Environment May 2016

Illegal ivory trade rife in Japan: report

London green group reveals fraud

  • Hard ivory from rare species of elephant particularly sought
  • System to detect illegal tusks in Japan market is ineffective
  • Undercover operation found 80% of firms acting illegally
Allan Thornton, president of the Environmental Investigation Agency, spoke in Tokyo.

Allan Thornton, president of the Environmental Investigation Agency, spoke in Tokyo.

An under-cover investigation by a non-profit environmental group founded in London 31 years ago has revealed widespread fraud that is fuelling Japan’s illegal trade in ivory. Authorities are accused of failing to live up to their commitment to ensure that only legally acquired ivory is bought and sold nationwide.

In a report issued in December 2015, the group, the Environmental Investigation Agency (EIA), claims the system used in Japan to register tusks as legally obtained is “awash” with fraud, which encourages poachers and smugglers to carry on the slaughter of endangered elephants in Africa.

The report reveals that a suspiciously high number of tusks have been registered in recent years, with more than 5,500 of them having been certified as legally obtained and sold on the market in Japan over the past four years.

Under the terms of the United Nations Convention on International Trade in Endangered Species of Wild Fauna and Flora (CITES), Japan agreed to require that all whole ivory tusks imported prior to the 1989 international ban on ivory trade be registered with the government. The Japanese authorities also agreed to require proof of legal origin and acquisition.

An investigation carried out in the summer of 2015 by the EIA, however, indicates that the system is essentially useless, said Allan Thornton, president.

“The point of the scheme is to be able to detect illegal tusks that come onto the Japanese market”, he said.

The EIA began to become concerned at the increased number of tusks being registered, and set about “testing the integrity of the registration system”. The operation involved a woman contacting 37 firms that advertise themselves as ivory dealers.

Her cover story was that she had inherited an unregistered tusk from her father.
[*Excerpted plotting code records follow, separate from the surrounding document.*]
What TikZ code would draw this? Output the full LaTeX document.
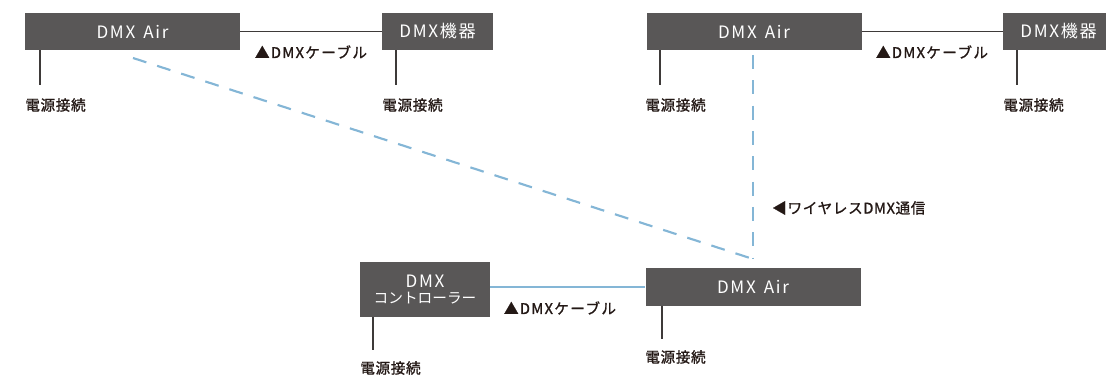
\documentclass[tikz,border=0pt]{standalone}
\usepackage{fontspec}
\setmainfont{Noto Sans CJK JP}
\newfontfamily\boxfont[LetterSpace=10]{Noto Sans CJK JP}
\newfontfamily\lblfont[LetterSpace=4, FakeBold=1.2]{Noto Sans CJK JP}
\newfontfamily\cblfont[LetterSpace=9, FakeBold=1.2]{Noto Sans CJK JP}
\definecolor{boxgray}{HTML}{595757}
\definecolor{ink}{HTML}{231815}
\definecolor{linegray}{HTML}{3E3A39}
\definecolor{skyblue}{HTML}{84B6D6}
\tikzset{
  box/.style={fill=boxgray, draw=none, inner sep=0pt, text=white, font=\boxfont\fontsize{12.8pt}{14pt}\selectfont, align=center},
  lbl/.style={inner sep=0pt, text=ink, font=\lblfont\fontsize{11pt}{13pt}\selectfont},
  cbl/.style={inner sep=0pt, text=ink, font=\cblfont\fontsize{11pt}{13pt}\selectfont},
  pwline/.style={draw=linegray, line width=1.5pt},
  cable/.style={draw=linegray, line width=1.1pt},
  bluecable/.style={draw=skyblue, line width=1.5pt},
  wireless/.style={draw=skyblue, line width=1.6pt, dash pattern=on 10.5pt off 8.5pt}
}
\begin{document}
\begin{tikzpicture}[x=0.75pt, y=-0.75pt]
\useasboundingbox (0,0) rectangle (1106,377);
\begin{scope}
\clip (0,0) rectangle (1106,377);
% boxes
\node[box, minimum width=161.25pt, minimum height=27.75pt] (b1) at (132.5,31.5) {DMX\hspace{6pt}Air};
\node[box, minimum width=83.25pt, minimum height=27.75pt] (b2) at (437.5,31.5) {DMX機器};
\node[box, minimum width=161.25pt, minimum height=27.75pt] (b3) at (754,31.5) {DMX\hspace{6pt}Air};
\node[box, minimum width=83.25pt, minimum height=27.75pt] (b4) at (1058.5,31.5) {DMX機器};
\node[box, minimum width=97.5pt, minimum height=41.25pt, font=\fontsize{11pt}{12.5pt}\selectfont] (b5) at (425,289.5) {{\boxfont\fontsize{12.8pt}{12.5pt}\selectfont DMX}\\コントローラー};
\node[box, minimum width=161.25pt, minimum height=28.5pt] (b6) at (753,287) {DMX\hspace{6pt}Air};

% cable lines
\draw[cable] (b1.east) -- (b2.west);
\draw[cable] (b3.east) -- (b4.west);
\draw[bluecable] (b5.east |- b6.west) -- (b6.west);

% cable labels
\node[cbl] (c1) at (311,52) {▲DMXケーブル};
\node[cbl] (c2) at (932,52) {▲DMXケーブル};
\node[cbl] (c3) at (560,308) {▲DMXケーブル};

% power lines and labels
\coordinate (p1) at (40,85);
\coordinate (p2) at (396,85);
\coordinate (p3) at (660,85);
\coordinate (p4) at (1017,85);
\coordinate (p5) at (373,350);
\coordinate (p6) at (662,339);
\draw[pwline] (p1 |- b1.south) -- (p1);
\draw[pwline] (p2 |- b2.south) -- (p2);
\draw[pwline] (p3 |- b3.south) -- (p3);
\draw[pwline] (p4 |- b4.south) -- (p4);
\draw[pwline] (p5 |- b5.south) -- (p5);
\draw[pwline] (p6 |- b6.south) -- (p6);
\node[lbl, anchor=west] (e1) at (25,105) {電源接続};
\node[lbl, anchor=west] (e2) at (382,105) {電源接続};
\node[lbl, anchor=west] (e3) at (645,105) {電源接続};
\node[lbl, anchor=west] (e4) at (1003,105) {電源接続};
\node[lbl, anchor=west] (e5) at (360,368) {電源接続};
\node[lbl, anchor=west] (e6) at (645,357) {電源接続};

% wireless links
\coordinate (d1) at (133,58);
\coordinate (d2) at (753,55);
\coordinate (w) at (753,259);
\draw[wireless] (d1) -- (w);
\draw[wireless] (d2) -- (w);
\node[lbl, anchor=west] (wl) at (772,208) {◀ワイヤレスDMX通信};
\end{scope}
\end{tikzpicture}
\end{document}
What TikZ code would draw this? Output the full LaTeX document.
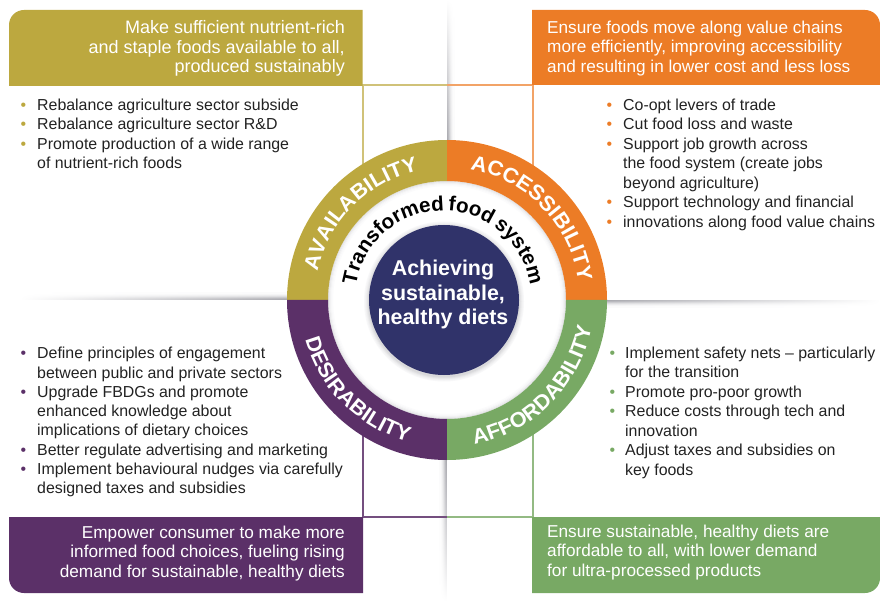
\documentclass[tikz,border=0pt]{standalone}
\usepackage{fontspec}
\setmainfont{Liberation Sans}
\newfontfamily\ringfont[FakeStretch=1.04]{Liberation Sans}
\newfontfamily\tfsfont[WordSpace=0.7]{Liberation Sans}
\usetikzlibrary{calc,decorations.text}
\definecolor{cAva}{HTML}{BCA83F}
\definecolor{cAcc}{HTML}{EC7C26}
\definecolor{cDes}{HTML}{5B3068}
\definecolor{cAff}{HTML}{78A964}
\definecolor{cNavy}{HTML}{30336A}
\definecolor{cBody}{HTML}{222222}
\definecolor{cShadow}{HTML}{A8A8AE}
\newcommand{\bul}[2][11pt]{\leavevmode\llap{\textcolor{#2}{•}\hspace{#1}}}
\tikzset{
  x=1pt,y=1pt,
  headtext/.style={text=white,font=\fontsize{17.2}{19.7}\selectfont,inner sep=0pt},
  listtext/.style={text=cBody,font=\fontsize{15.9}{19.55}\selectfont,inner sep=0pt,align=left,anchor=north west},
  thinline/.style={line width=2pt},
}
\begin{document}
\begin{tikzpicture}
\useasboundingbox (0,0) rectangle (880,-601);
\coordinate (c) at (447,-300);
% soft shadow bands
\foreach \i/\p in {0/100,1/85,2/62,3/40,4/24,5/12,6/5}{
  \shade[top color=white,bottom color=cShadow!\p!white] (447.5+\i,0) rectangle (448.5+\i,-145);
  \shade[top color=cShadow!\p!white,bottom color=white] (446.5-\i,-455) rectangle (445.5-\i,-601);
  \shade[left color=white,middle color=cShadow!\p!white!80!white,right color=cShadow!\p!white] (20,-299.5+\i) rectangle (295,-298.5+\i);
  \shade[left color=cShadow!\p!white,middle color=cShadow!\p!white!80!white,right color=white] (600,-300.5-\i) rectangle (880,-301.5-\i);
}
% guide lines
\coordinate (avaC) at (362.5,-85.5);
\coordinate (accC) at (532.5,-85.5);
\coordinate (desC) at (362.5,-517);
\coordinate (affC) at (532.5,-517);
\coordinate (topM) at (447,-85.5);
\coordinate (botM) at (447,-517);
\coordinate (avaR) at (362.5,-170);
\coordinate (accR) at (532.5,-170);
\coordinate (desR) at (362.5,-430);
\coordinate (affR) at (532.5,-430);
\draw[thinline,cAva!70!white] (avaR) -- (avaC) -- (topM);
\draw[thinline,cAcc!70!white] (accR) -- (accC) -- (topM);
\draw[thinline,cDes!85!white] (desR) -- (desC) -- (botM);
\draw[thinline,cAff!80!white] (affR) -- (affC) -- (botM);
% header boxes
\fill[cAva] (9,-86) -- (9,-25) arc[start angle=180,end angle=90,radius=15pt] -- (362.5,-10) -- (362.5,-86) -- cycle;
\fill[cAcc] (532,-85) -- (532,-10) -- (865,-10) arc[start angle=90,end angle=0,radius=15pt] -- (880,-85) -- cycle;
\fill[cDes] (9,-517) -- (363,-517) -- (363,-593) -- (24,-593) arc[start angle=270,end angle=180,radius=15pt] -- cycle;
\fill[cAff] (532,-517) -- (880,-517) -- (880,-578) arc[start angle=0,end angle=-90,radius=15pt] -- (532,-593) -- cycle;
\node[headtext,anchor=east,align=right,font=\fontsize{18}{19.7}\selectfont] (availhead) at (345,-48.5) {Make sufficient nutrient-rich\\and staple foods available to all,\\produced sustainably};
\node[headtext,anchor=west,align=left] (accesshead) at (547,-48.5) {Ensure foods move along value chains\\more efficiently, improving accessibility\\and resulting in lower cost and less loss};
\node[headtext,anchor=east,align=right] (desirehead) at (345,-553.5) {Empower consumer to make more\\informed food choices, fueling rising\\demand for sustainable, healthy diets};
\node[headtext,anchor=west,align=left] (affordhead) at (547,-552.5) {Ensure sustainable, healthy diets are\\affordable to all, with lower demand\\for ultra-processed products};
% lists
\node[listtext] (availlist) at (37,-98.5) {\bul{cAva}Rebalance agriculture sector subside\\\bul{cAva}Rebalance agriculture sector R\&D\\\bul{cAva}Promote production of a wide range\\of nutrient-rich foods};
\node[listtext] (accesslist) at (623,-98.5) {\bul{cAcc}Co-opt levers of trade\\\bul{cAcc}Cut food loss and waste\\\bul{cAcc}Support job growth across\\the food system (create jobs\\beyond agriculture)\\\bul{cAcc}Support technology and financial\\\bul{cAcc}innovations along food value chains};
\node[listtext,font=\fontsize{15.9}{19.3}\selectfont] (desirelist) at (37,-347) {\bul{cDes}Define principles of engagement\\between public and private sectors\\\bul{cDes}Upgrade FBDGs and promote\\enhanced knowledge about\\implications of dietary choices\\\bul{cDes}Better regulate advertising and marketing\\\bul{cDes}Implement behavioural nudges via carefully\\designed taxes and subsidies};
\node[listtext] (affordlist) at (625,-346.5) {\bul[10pt]{cAff}Implement safety nets – particularly\\for the transition\\\bul[10pt]{cAff}Promote pro-poor growth\\\bul[10pt]{cAff}Reduce costs through tech and\\innovation\\\bul[10pt]{cAff}Adjust taxes and subsidies on\\key foods};
% inner disc soft edge
\fill[white] (c) circle[radius=120pt];
\foreach \r/\p in {118.5/35,117.5/24,116.5/15,115.5/8,114.5/4}{\draw[cShadow!\p!white,line width=1.1pt] (c) circle[radius=\r pt];}
% ring
\fill[cAva] ($(c)+(90:160)$) arc[start angle=90,end angle=180,radius=160pt] -- ($(c)+(180:119)$) arc[start angle=180,end angle=90,radius=119pt] -- cycle;
\fill[cAcc] ($(c)+(0:160)$) arc[start angle=0,end angle=90,radius=160pt] -- ($(c)+(90:119)$) arc[start angle=90,end angle=0,radius=119pt] -- cycle;
\fill[cDes] ($(c)+(180:160)$) arc[start angle=180,end angle=270,radius=160pt] -- ($(c)+(270:119)$) arc[start angle=270,end angle=180,radius=119pt] -- cycle;
\fill[cAff] ($(c)+(270:160)$) arc[start angle=270,end angle=360,radius=160pt] -- ($(c)+(0:119)$) arc[start angle=0,end angle=-90,radius=119pt] -- cycle;
% ring labels
\path[decorate,decoration={text along path,text align=center,text={|\color{white}\ringfont\bfseries\fontsize{21}{20}\selectfont|AVAILABILITY}}]
  ($(c)+(179:132.5)$) arc[start angle=179,end angle=91,radius=132.5pt];
\path[decorate,decoration={text along path,text align=center,text={|\color{white}\ringfont\bfseries\fontsize{21}{20}\selectfont|ACCESSIBILITY}}]
  ($(c)+(88:132.5)$) arc[start angle=88,end angle=0,radius=132.5pt];
\path[decorate,decoration={text along path,text align=center,text={|\color{white}\ringfont\bfseries\fontsize{21}{20}\selectfont|DESIRABILITY}}]
  ($(c)+(180:147)$) arc[start angle=180,end angle=270,radius=147pt];
\path[decorate,decoration={text along path,text align=center,text={|\color{white}\ringfont\bfseries\fontsize{21}{20}\selectfont|AFFORDABILITY}}]
  ($(c)+(270:147)$) arc[start angle=270,end angle=360,radius=147pt];
% centre
\coordinate (c2) at (444,-300);
\foreach \r/\p in {80/8,79/14,78/22,77/32,76/44}{\fill[cShadow!\p!white] ($(c2)+(0,-1.5)$) circle[radius=\r pt];}
\node[circle,fill=cNavy,minimum size=150pt,inner sep=0pt] (hub) at (c2) {};
\node[text=white,font=\bfseries\fontsize{21.4}{24.5}\selectfont,align=center,inner sep=0pt] (hubtext) at (443,-294.5) {Achieving\\sustainable,\\healthy diets};
\path[decorate,decoration={text along path,text align=center,text={|\color{black}\tfsfont\bfseries\fontsize{20.6}{20}\selectfont|Transformed food system}}]
  ($(443,-298.5)+(190:88)$) arc[start angle=190,end angle=-10,radius=88pt];
\end{tikzpicture}
\end{document}
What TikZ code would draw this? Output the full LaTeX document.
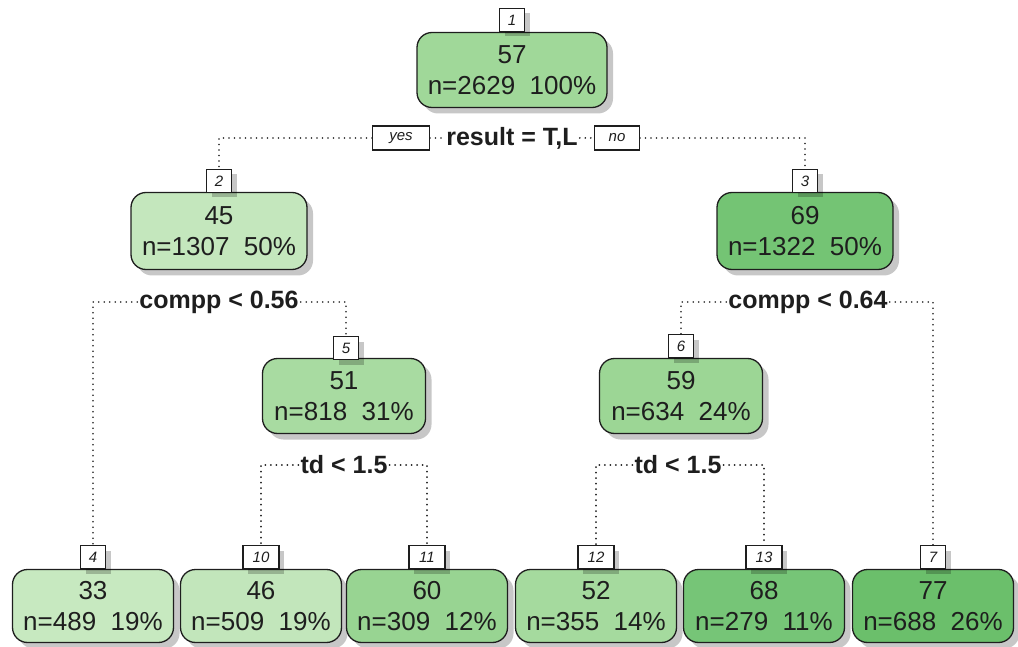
\documentclass[tikz,border=0pt]{standalone}
\usepackage{fontspec}
\setmainfont{Liberation Sans}
\usetikzlibrary{shadows}

\definecolor{gA}{HTML}{C7E9C0}% 33
\definecolor{gB}{HTML}{C4E7BD}% 45
\definecolor{gC}{HTML}{C2E6BB}% 46
\definecolor{gD}{HTML}{A8DBA1}% 51
\definecolor{gE}{HTML}{A5DA9E}% 52
\definecolor{gF}{HTML}{A0D899}% 57
\definecolor{gG}{HTML}{9CD695}% 59
\definecolor{gH}{HTML}{98D492}% 60
\definecolor{gI}{HTML}{76C577}% 68
\definecolor{gJ}{HTML}{74C474}% 69
\definecolor{gK}{HTML}{6BBF6B}% 77
\definecolor{ink}{HTML}{1E1E1E}

\tikzset{
  leaf/.style={draw=ink, line width=1.3pt, rounded corners=15pt, align=center,
    inner sep=0pt, text=ink, font=\fontsize{26}{31}\selectfont,
    drop shadow={shadow xshift=6pt, shadow yshift=-6pt, fill=black, opacity=0.22}},
  wide/.style={minimum width=190pt, minimum height=75pt},
  mid/.style={minimum width=176pt, minimum height=77pt},
  low/.style={minimum width=163pt, minimum height=75pt},
  bot/.style={minimum width=161pt, minimum height=73pt},
  tag/.style={draw=ink, line width=1.2pt, fill=white, inner sep=0pt,
    minimum width=25pt, minimum height=23pt, text=ink,
    font=\fontsize{15}{15}\selectfont\itshape,
    drop shadow={shadow xshift=5pt, shadow yshift=-5pt, fill=black, opacity=0.22}},
  wtag/.style={tag, minimum width=36pt},
  yn/.style={draw=ink, line width=1.1pt, fill=white, inner sep=0pt,
    minimum height=24pt, text=ink, font=\fontsize{15}{15}\selectfont\itshape},
  rule/.style={text=ink, inner sep=2pt, font=\fontsize{25}{25}\selectfont\bfseries},
  dots/.style={draw=ink, line width=1.8pt, line cap=round, dash pattern=on 0pt off 5.5pt}
}

\begin{document}
\begin{tikzpicture}[x=1pt, y=-1pt]
\useasboundingbox (0,0) rectangle (1018,647);

% tree nodes
\node[leaf, wide, fill=gF] (n1) at (512,70)  {57\\n=2629~~100\%};
\node[leaf, mid,  fill=gB] (n2) at (219,231) {45\\n=1307~~50\%};
\node[leaf, mid,  fill=gJ] (n3) at (805,231) {69\\n=1322~~50\%};
\node[leaf, low,  fill=gD] (n5) at (344,396) {51\\n=818~~31\%};
\node[leaf, low,  fill=gG] (n6) at (681,396) {59\\n=634~~24\%};
\node[leaf, bot,  fill=gA] (n4)  at (93,606)  {33\\n=489~~19\%};
\node[leaf, bot,  fill=gC] (n10) at (261,606) {46\\n=509~~19\%};
\node[leaf, bot,  fill=gH] (n11) at (427,606) {60\\n=309~~12\%};
\node[leaf, bot,  fill=gE] (n12) at (596,606) {52\\n=355~~14\%};
\node[leaf, bot,  fill=gI] (n13) at (764,606) {68\\n=279~~11\%};
\node[leaf, bot,  fill=gK] (n7)  at (933,606) {77\\n=688~~26\%};

% node number tags
\node[tag]  (l1)  at (512,20)  {1};
\node[tag]  (l2)  at (219,181) {2};
\node[tag]  (l3)  at (805,181) {3};
\node[tag]  (l5)  at (346,348) {5};
\node[tag]  (l6)  at (681,346) {6};
\node[tag]  (l4)  at (93,557)  {4};
\node[wtag] (l10) at (261,557) {10};
\node[wtag] (l11) at (427,557) {11};
\node[wtag] (l12) at (596,557) {12};
\node[wtag] (l13) at (764,557) {13};
\node[tag]  (l7)  at (933,557) {7};

% split rules
\node[rule] (s1) at (512,138) {result = T,L};
\node[yn, minimum width=57pt] (yes) at (401,138) {yes};
\node[yn, minimum width=45pt] (no)  at (617,138) {no};
\node[rule] (s2) at (219,302) {compp < 0.56};
\node[rule] (s3) at (808,302) {compp < 0.64};
\node[rule] (s5) at (344,465) {td < 1.5};
\node[rule] (s6) at (678,465) {td < 1.5};

% dotted connectors
\draw[dots] (yes.west) -| (l2.north);
\draw[dots] (yes.east) -- (s1.west);
\draw[dots] (s1.east) -- (no.west);
\draw[dots] (no.east) -| (l3.north);
\draw[dots] (s2.west) -| (l4.north);
\draw[dots] (s2.east) -| (l5.north);
\draw[dots] (s3.west) -| (l6.north);
\draw[dots] (s3.east) -| (l7.north);
\draw[dots] (s5.west) -| (l10.north);
\draw[dots] (s5.east) -| (l11.north);
\draw[dots] (s6.west) -| (l12.north);
\draw[dots] (s6.east) -| (l13.north);
\end{tikzpicture}
\end{document}
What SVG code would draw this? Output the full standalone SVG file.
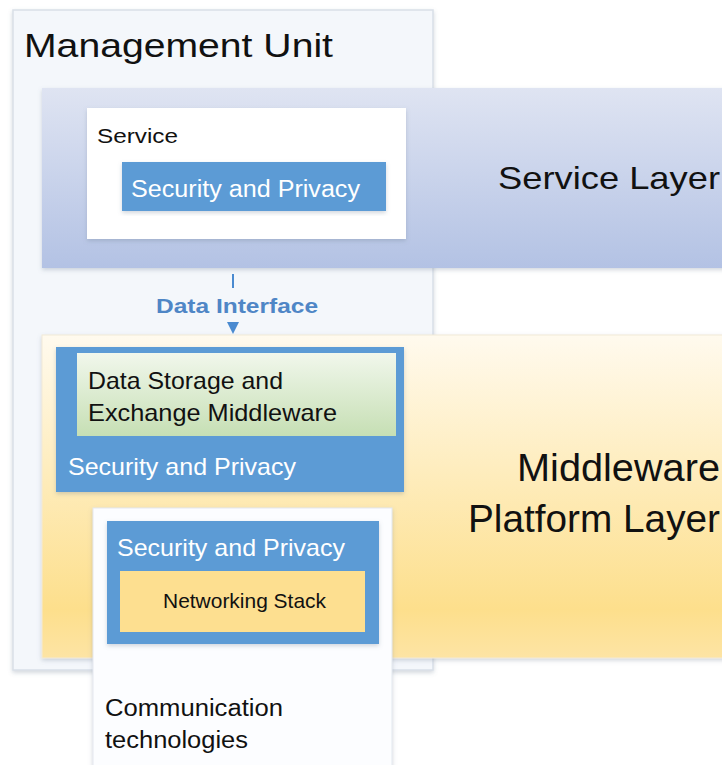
<svg xmlns="http://www.w3.org/2000/svg" width="722" height="765" viewBox="0 0 722 765">
<defs>
<style>
text{font-family:"Liberation Sans",Arial,sans-serif;fill:#111}
.w{fill:#fff}
.blue{fill:#5b9bd5}
.lbl{fill:#4f86c6;font-weight:bold}
</style>
<linearGradient id="gSvc" x1="0" y1="0" x2="0" y2="1">
<stop offset="0" stop-color="#dfe4f2"/>
<stop offset="1" stop-color="#b3c2e4"/>
</linearGradient>
<linearGradient id="gMid" x1="0" y1="0" x2="0" y2="1">
<stop offset="0" stop-color="#fffaee"/>
<stop offset="0.85" stop-color="#fddf8c"/>
<stop offset="1" stop-color="#fde4a4"/>
</linearGradient>
<linearGradient id="gGreen" x1="0" y1="0" x2="0" y2="1">
<stop offset="0" stop-color="#f1f7ec"/>
<stop offset="1" stop-color="#c6dfb4"/>
</linearGradient>
<filter id="sh" x="-5%" y="-5%" width="110%" height="115%">
<feDropShadow dx="0" dy="2" stdDeviation="2" flood-color="#6b7a90" flood-opacity="0.3"/>
</filter>
<marker id="arr" viewBox="0 0 12 12" refX="12" refY="6" markerWidth="12" markerHeight="12" markerUnits="userSpaceOnUse" orient="auto">
<path d="M0,0 L12,6 L0,12 Z" fill="#4a8ad0"/>
</marker>
</defs>

<g id="management-unit">
<rect x="13" y="10" width="420" height="660" fill="#f4f7fb" stroke="#d9dfe8" stroke-width="1.5" filter="url(#sh)"/>
<text x="24" y="57" font-size="34" textLength="309" lengthAdjust="spacingAndGlyphs">Management Unit</text>
</g>

<g id="service-layer">
<rect x="42" y="88" width="690" height="180" fill="url(#gSvc)" filter="url(#sh)"/>
<text x="498" y="189" font-size="32" textLength="222" lengthAdjust="spacingAndGlyphs">Service Layer</text>
</g>

<g id="service">
<rect x="87" y="108" width="319" height="131" fill="#fff" filter="url(#sh)"/>
<text x="97" y="143" font-size="21" textLength="81" lengthAdjust="spacingAndGlyphs">Service</text>
</g>

<g id="service-security">
<rect x="122" y="162" width="264" height="49" class="blue" filter="url(#sh)"/>
<text x="131" y="197" font-size="23" class="w" textLength="229" lengthAdjust="spacingAndGlyphs">Security and Privacy</text>
</g>

<g id="middleware-layer">
<rect x="42" y="335" width="690" height="323" fill="url(#gMid)" stroke="#f1ead8" stroke-width="1" filter="url(#sh)"/>
<text x="517" y="481" font-size="38" textLength="203" lengthAdjust="spacingAndGlyphs">Middleware</text>
<text x="468" y="532" font-size="38" textLength="252" lengthAdjust="spacingAndGlyphs">Platform Layer</text>
</g>

<g id="middleware-security">
<rect x="56" y="347" width="348" height="145" class="blue" filter="url(#sh)"/>
<text x="68" y="475" font-size="24" class="w" textLength="228" lengthAdjust="spacingAndGlyphs">Security and Privacy</text>
</g>

<g id="data-storage">
<rect x="77" y="353" width="319" height="83" fill="url(#gGreen)"/>
<text x="88" y="389" font-size="24" textLength="195" lengthAdjust="spacingAndGlyphs">Data Storage and</text>
<text x="88" y="421" font-size="24" textLength="249" lengthAdjust="spacingAndGlyphs">Exchange Middleware</text>
</g>

<g id="communication-technologies">
<rect x="93" y="508" width="299" height="262" fill="#fcfdff" stroke="#e3e8ef" stroke-width="1" filter="url(#sh)"/>
<text x="105" y="716" font-size="23" textLength="178" lengthAdjust="spacingAndGlyphs">Communication</text>
<text x="105" y="748" font-size="23" textLength="143" lengthAdjust="spacingAndGlyphs">technologies</text>
</g>

<g id="comm-security">
<rect x="107" y="521" width="272" height="123" class="blue" filter="url(#sh)"/>
<text x="117" y="556" font-size="24" class="w" textLength="228" lengthAdjust="spacingAndGlyphs">Security and Privacy</text>
</g>

<g id="networking-stack">
<rect x="120" y="571" width="245" height="61" fill="#fddf90"/>
<text x="163" y="608" font-size="21" textLength="163" lengthAdjust="spacingAndGlyphs">Networking Stack</text>
</g>

<g id="connectors">
<path d="M233,274 V288" stroke="#4a8ad0" stroke-width="2" fill="none"/>
<path d="M233,318 V334" stroke="none" fill="none" marker-end="url(#arr)"/>
<text x="156" y="313" font-size="21" class="lbl" textLength="162" lengthAdjust="spacingAndGlyphs">Data Interface</text>
</g>
</svg>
Critically, the woman told the dealers that it had been acquired after the CITES ban.

“We expected to find a few bad apples and some illicit activity, but we were shocked to find that 80% of the companies we approached offered to provide some sort of illegal activity”, Thornton said.

The illegal proposals included offers to falsify paperwork to make the tusk meet registration requirements, have the tusk registered under a false name or ask the trader to purchase the tusk and immediately cut it, reselling the finished works.

All that is required is a written statement by a person who owns a tusk to say where and when they acquired it, and a document supporting that claim, which can be as simple as a statement by a third party. Beyond that, there are no further checks conducted to verify the registration.

“It was quite shocking”, Thornton said. “The registration system was put in place to identify and stop these tusks coming onto the market [in Japan], but it is actually facilitating that trade”.

Even more worrying, the Japanese government has been aware of the loopholes in its system. In 2001, the Japan Wildlife Research Center provided the Ministry of the Environment with details of the ways in which the system could be abused.

“We conclude”, Thornton added, “that the government of Japan has not met its legal obligation that it agreed by signing the convention on the trade in endangered species”.

According to a government report, issued in May 2014, there were 7,570 registered ivory retailers in Japan, as well as 300 firms that made items from ivory and more than 500 wholesalers.

Much of the trade today is carried out over the Internet, with Yahoo! Japan and Rakuten Ichiba listing tens of thousands of ivory items for sale.

A further study by the EIA monitored transactions on one site over 24 hours in August, and found more than 6,000 adverts for ivory products—such as hanko (name seals), netsuke (miniature figurines) or bachi (the plectrum used to play the biwa and shamisen)—with a sales value of ¥559.2mn.

“There seems to be an almost complete absence of control over the ivory trade here, and companies are operating quite openly”, Thornton said.

The CIE has submitted a dossier on its study to the Japanese police and is calling for an investigation into the firms that are operating illegally. Similar dossiers have been given to the ministries of the environment, trade and foreign affairs, according to Thornton.

Asked what their reactions were, he said they seemed “surprised”.

Environmental groups have reported another upsurge in poaching in Africa, with an estimated 50,000 elephants killed for their tusks annually. The rarer forest elephant species, which are found in just six African countries, suffered a “catastrophic decline” of 65% between 2002 and 2013, according to the EIA.

The distinctive “hard ivory” from these species is particularly sought in Japan.
“The situation is dire”, the EIA report concludes.